In other words, someone claimed they had hacked Disney, and demanded a ransom — but Disney refused to pay up.

"We don't believe that it was real and nothing has happened," the exec added, calling some of coverage of the issue "inaccurate."

So what happened?

This whole episode seems to have kicked off with a report from The Hollywood Reporter, that Iger told ABC employees at a town hall in New York that someone was purporting to be a hacker and attempting to extort the company. It wasn't clear what the movie was, only that: "the hackers demanded that a huge sum be paid in Bitcoin. They said they would release five minutes of the film at first, and then in 20-minute chunks until their financial demands are met."

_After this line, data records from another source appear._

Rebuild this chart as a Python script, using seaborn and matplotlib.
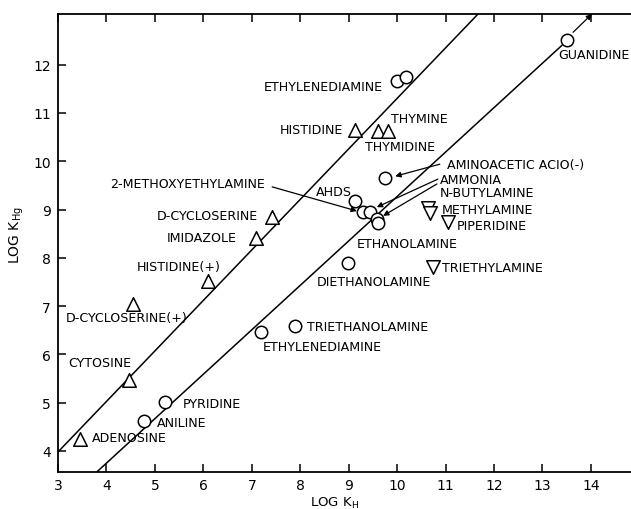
import numpy as np
import pandas as pd
import matplotlib
matplotlib.use("Agg")
import matplotlib.pyplot as plt
import seaborn as sns

# points (log K_H, log K_Hg)
tri_x = [3.45, 4.47, 4.55, 6.10, 7.08, 7.42, 9.13, 9.60, 9.81]
tri_y = [4.25, 5.48, 7.05, 7.52, 8.42, 8.85, 10.65, 10.62, 10.62]

circ_x = [4.78, 5.20, 7.19, 7.89, 8.99, 9.13, 9.30, 9.44, 9.58, 9.60, 9.75, 9.99, 10.18, 13.50]
circ_y = [4.62, 5.02, 6.47, 6.58, 7.90, 9.18, 8.95, 8.95, 8.80, 8.72, 9.65, 11.67, 11.74, 12.51]

inv_x = [10.64, 10.68, 11.05, 10.74]
inv_y = [9.03, 8.92, 8.74, 7.81]

# the two correlation lines (start x, start y, end x, end y)
upper_line = [3.0, 3.98, 11.67, 13.05]
lower_line = [3.80, 3.565, 13.40, 12.40]

x_ticks = list(range(3, 15))
y_ticks = list(range(4, 13))

label_text = ["ADENOSINE", "ANILINE", "PYRIDINE", "CYTOSINE", "D-CYCLOSERINE(+)",
              "HISTIDINE(+)", "IMIDAZOLE", "D-CYCLOSERINE", "2-METHOXYETHYLAMINE",
              "HISTIDINE", "ETHYLENEDIAMINE", "THYMINE", "THYMIDINE", "AHDS",
              "AMINOACETIC ACIO(-)", "AMMONIA", "N-BUTYLAMINE", "METHYLAMINE",
              "PIPERIDINE", "ETHANOLAMINE", "TRIETHYLAMINE", "DIETHANOLAMINE",
              "TRIETHANOLAMINE", "ETHYLENEDIAMINE", "GUANIDINE"]

# layout: where each label sits (x, y, horizontal alignment)
label_pos = [(3.70, 4.27, "left"), (5.04, 4.58, "left"), (5.58, 4.99, "left"),
             (3.21, 5.84, "left"), (3.17, 6.77, "left"), (4.63, 7.83, "left"),
             (5.25, 8.43, "left"), (5.04, 8.87, "left"), (4.07, 9.55, "left"),
             (8.88, 10.65, "right"), (9.71, 11.54, "right"), (9.87, 10.89, "left"),
             (9.34, 10.31, "left"), (9.07, 9.38, "right"), (11.03, 9.94, "left"),
             (10.88, 9.63, "left"), (10.88, 9.36, "left"), (10.93, 9.01, "left"),
             (11.24, 8.66, "left"), (9.17, 8.29, "left"), (10.93, 7.81, "left"),
             (8.35, 7.50, "left"), (8.14, 6.57, "left"), (7.23, 6.17, "left"),
             (13.33, 12.22, "left")]

# leader arrows: (from x, from y, to x, to y)
arrows = [(7.42, 9.47, 9.17, 8.97),
          (10.88, 9.94, 9.96, 9.69),
          (10.84, 9.63, 9.58, 9.05),
          (10.82, 9.53, 9.71, 8.87),
          (13.63, 12.67, 14.02, 13.05)]

df = pd.concat([
    pd.DataFrame({"x": tri_x, "y": tri_y, "kind": "tri"}),
    pd.DataFrame({"x": circ_x, "y": circ_y, "kind": "circ"}),
    pd.DataFrame({"x": inv_x, "y": inv_y, "kind": "inv"}),
], ignore_index=True)

sns.set_style("ticks")
plt.rcParams["font.family"] = ["DejaVu Sans"]
for key in ["text.color", "axes.labelcolor", "xtick.color", "ytick.color", "axes.edgecolor"]:
    plt.rcParams[key] = "black"

fig = plt.figure(figsize=(6.31, 5.10), dpi=100)
ax = fig.add_axes([58 / 631, 37 / 510, 1 - 58 / 631, 458 / 510])

lw = 1.1
ax.plot(upper_line[::2], upper_line[1::2], color="black", lw=lw, zorder=1)
ax.plot(lower_line[::2], lower_line[1::2], color="black", lw=lw, zorder=1)

marker_map = {"tri": ("^", 95), "circ": ("o", 80), "inv": ("v", 95)}
for kind, (mk, size) in marker_map.items():
    sub = df[df["kind"] == kind]
    sns.scatterplot(data=sub, x="x", y="y", marker=mk, s=size, color="white",
                    edgecolor="black", linewidth=1.1, zorder=3, legend=False, ax=ax)

for txt, (tx, ty, ha) in zip(label_text, label_pos):
    ax.text(tx, ty, txt, ha=ha, va="center", fontsize=9.1, zorder=4)

for x0, y0, x1, y1 in arrows:
    ax.annotate("", xy=(x1, y1), xytext=(x0, y0),
                arrowprops=dict(arrowstyle="-|>", color="black", lw=0.9,
                                mutation_scale=8, shrinkA=0, shrinkB=0), zorder=4)

ax.set_xlim(3, 3 + (631 - 58) / 48.45)
ax.set_ylim(3.565, 13.05)
ax.set_xticks(x_ticks)
ax.set_yticks(y_ticks)
ax.tick_params(axis="x", direction="in", length=6, width=1.1, top=True,
               labelsize=10, pad=4)
ax.tick_params(axis="y", direction="in", length=6, width=1.1, right=False,
               labelsize=10, pad=5)
for side in ["left", "bottom", "top"]:
    ax.spines[side].set_linewidth(1.3)
ax.spines["right"].set_visible(False)

ax.set_xlabel(r"LOG K$_\mathregular{H}$", fontsize=9.5)
ax.set_ylabel(r"LOG K$_\mathregular{Hg}$", fontsize=10)
ax.xaxis.set_label_coords(0.483, -0.049)
ax.yaxis.set_label_coords(-0.056, 0.52)

fig.savefig("out.png", dpi=100)
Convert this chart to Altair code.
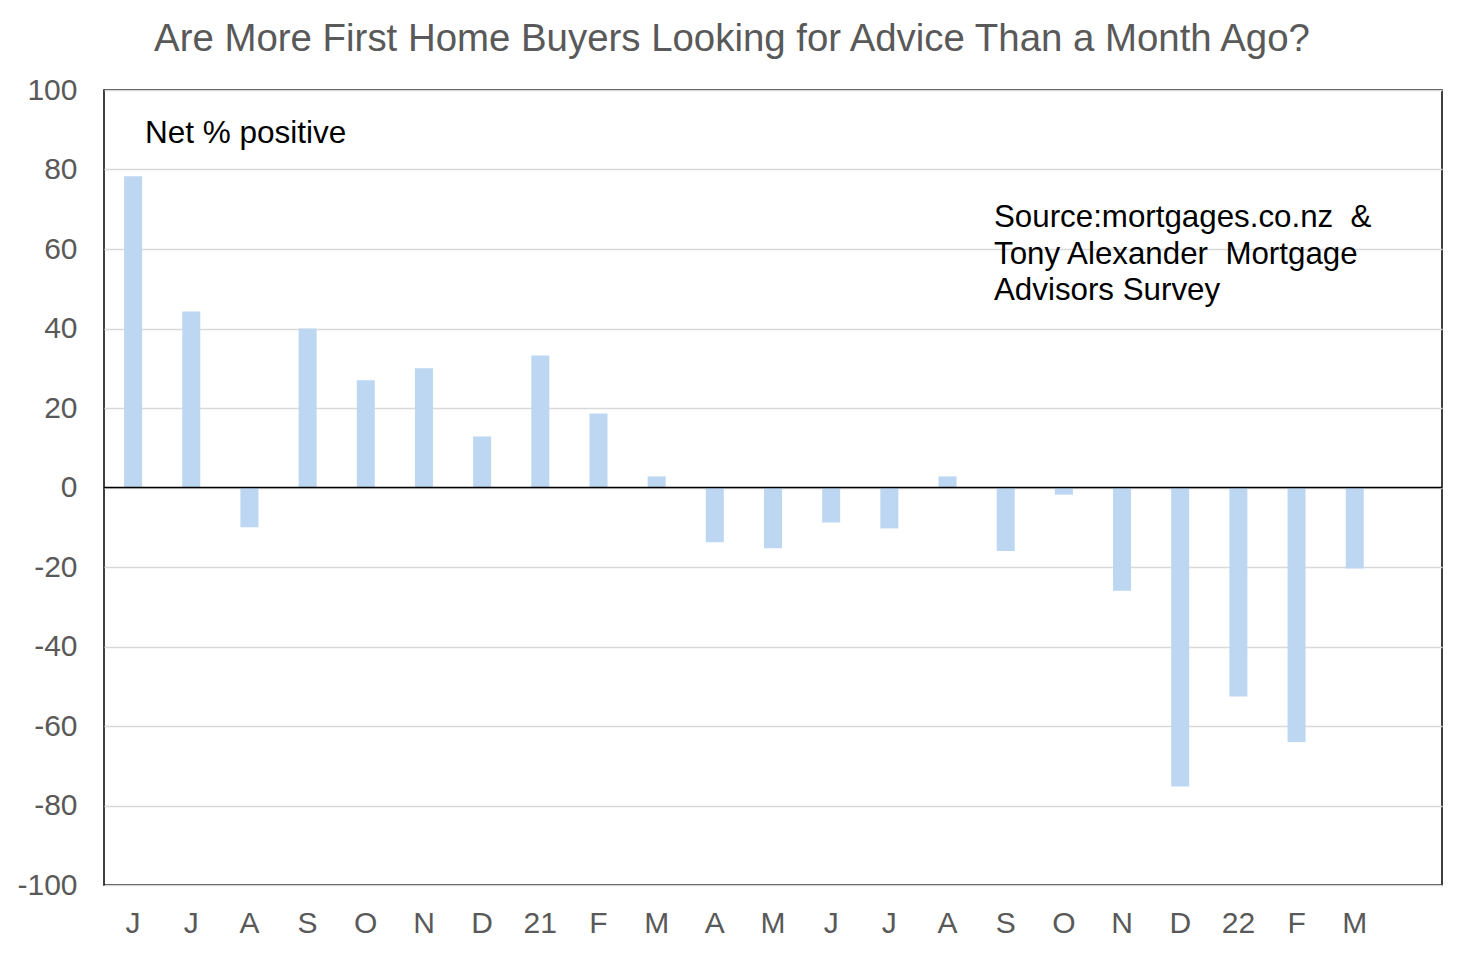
"""
First home buyers advice survey: net % positive, monthly bars.
"""

import pandas as pd
import altair as alt

# ===========================================================
# Data
# ===========================================================

month_labels = ["J", "J", "A", "S", "O", "N", "D", "21", "F", "M", "A",
                "M", "J", "J", "A", "S", "O", "N", "D", "22", "F", "M"]
net_positive = [78.3, 44.3, -10.0, 40.0, 27.0, 30.0, 12.8, 33.2, 18.6, 2.8,
                -13.8, -15.3, -8.8, -10.3, 2.8, -16.0, -1.8, -26.0, -75.2,
                -52.6, -64.0, -20.4]
y_ticks = list(range(-100, 101, 20))

FONT = "Liberation Sans"
BAR_COLOR = "#bdd7f3"
GREY_TEXT = "#595959"

df = pd.DataFrame({
    "idx": list(range(len(month_labels))),
    "label": month_labels,
    "value": net_positive,
})

# one empty slot at the right end, as in the original
x_domain = list(range(len(month_labels) + 1))
label_array = "[" + ",".join(f"'{m}'" for m in month_labels) + ",'']"

# ===========================================================
# Chart
# ===========================================================

bars = (
    alt.Chart(df)
    .mark_bar(color=BAR_COLOR)
    .encode(
        x=alt.X(
            "idx:O",
            scale=alt.Scale(domain=x_domain, paddingInner=0.69, paddingOuter=0.345),
            axis=alt.Axis(
                title=None,
                labelExpr=f"{label_array}[datum.value]",
                labelAngle=0,
                labelFont=FONT,
                labelFontSize=30,
                labelColor=GREY_TEXT,
                labelPadding=23,
                ticks=False,
                domain=False,
                grid=False,
            ),
        ),
        y=alt.Y(
            "value:Q",
            scale=alt.Scale(domain=[-100, 100], nice=False),
            axis=alt.Axis(
                title=None,
                values=y_ticks,
                labelExpr="datum.value + ''",
                labelFont=FONT,
                labelFontSize=30,
                labelColor=GREY_TEXT,
                labelPadding=27,
                ticks=False,
                domain=False,
                gridColor="#d9d9d9",
                gridWidth=1.5,
            ),
        ),
        tooltip=["label", "value"],
    )
)

zero_line = (
    alt.Chart(pd.DataFrame({"y": [0]}))
    .mark_rule(color="black", strokeWidth=1.5)
    .encode(y="y:Q")
)

title_text = (
    alt.Chart(pd.DataFrame({"t": [0]}))
    .mark_text(
        text="Are More First Home Buyers Looking for Advice Than a Month Ago?",
        font=FONT, fontSize=38.4, color=GREY_TEXT, align="center", baseline="alphabetic",
    )
    .encode(x=alt.value(628), y=alt.value(-39))
)

net_text = (
    alt.Chart(pd.DataFrame({"t": [0]}))
    .mark_text(
        text="Net % positive",
        font=FONT, fontSize=31.5, color="black", align="left", baseline="alphabetic",
    )
    .encode(x=alt.value(41), y=alt.value(53))
)

source_text = (
    alt.Chart(pd.DataFrame({"t": [0]}))
    .mark_text(
        text=["Source:mortgages.co.nz \u00a0&",
              "Tony Alexander \u00a0Mortgage",
              "Advisors Survey"],
        font=FONT, fontSize=31.3, lineHeight=36.7, color="black",
        align="left", baseline="alphabetic",
    )
    .encode(x=alt.value(890), y=alt.value(137))
)

chart = (
    alt.layer(bars, zero_line, title_text, net_text, source_text)
    .properties(
        width=1338,
        height=795,
        autosize=alt.AutoSizeParams(type="none"),
        padding={"left": 96, "top": 82, "right": 14, "bottom": 61},
        background="white",
    )
    .configure_view(stroke="black", strokeWidth=1.5)
)

chart.save("out.html", embed_options={"renderer": "svg", "actions": False})
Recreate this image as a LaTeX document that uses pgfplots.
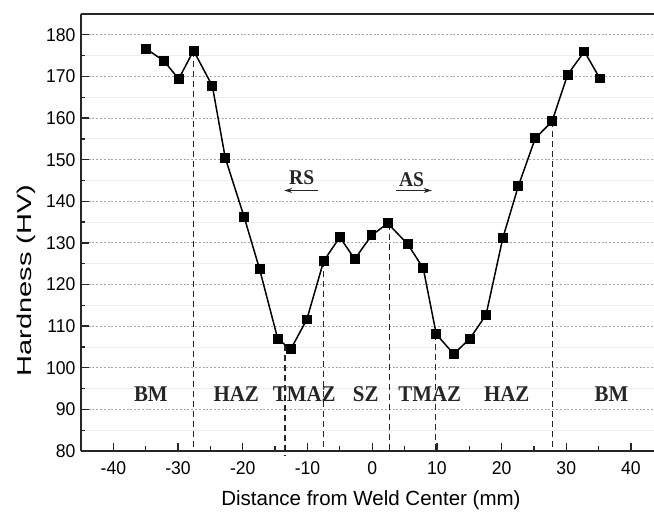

Subsequently, Deadline reported that the movie was "Pirates of the Caribbean: Dead Men Tell No Tales."

TorrentFreak, a torrent news site, did some digging into the whole thing. It spoke to someone who claimed to be the "hacker," who claimed the stolen film was actually an incomplete version of upcoming "Star Wars" film "The Last Jedi." They had also been in contact with major "release groups" that often leak pirated material online, and were trying to sell it to them.

But they also failed to provide any compelling proof they had a hacked movie — whether it's "Star Wars," "Pirates of the Caribbean," or anything else.

As a result, the whole thing looks a lot like a hoax, intended to scam cash out of two very different targets simultaneously — Disney, and pirate groups.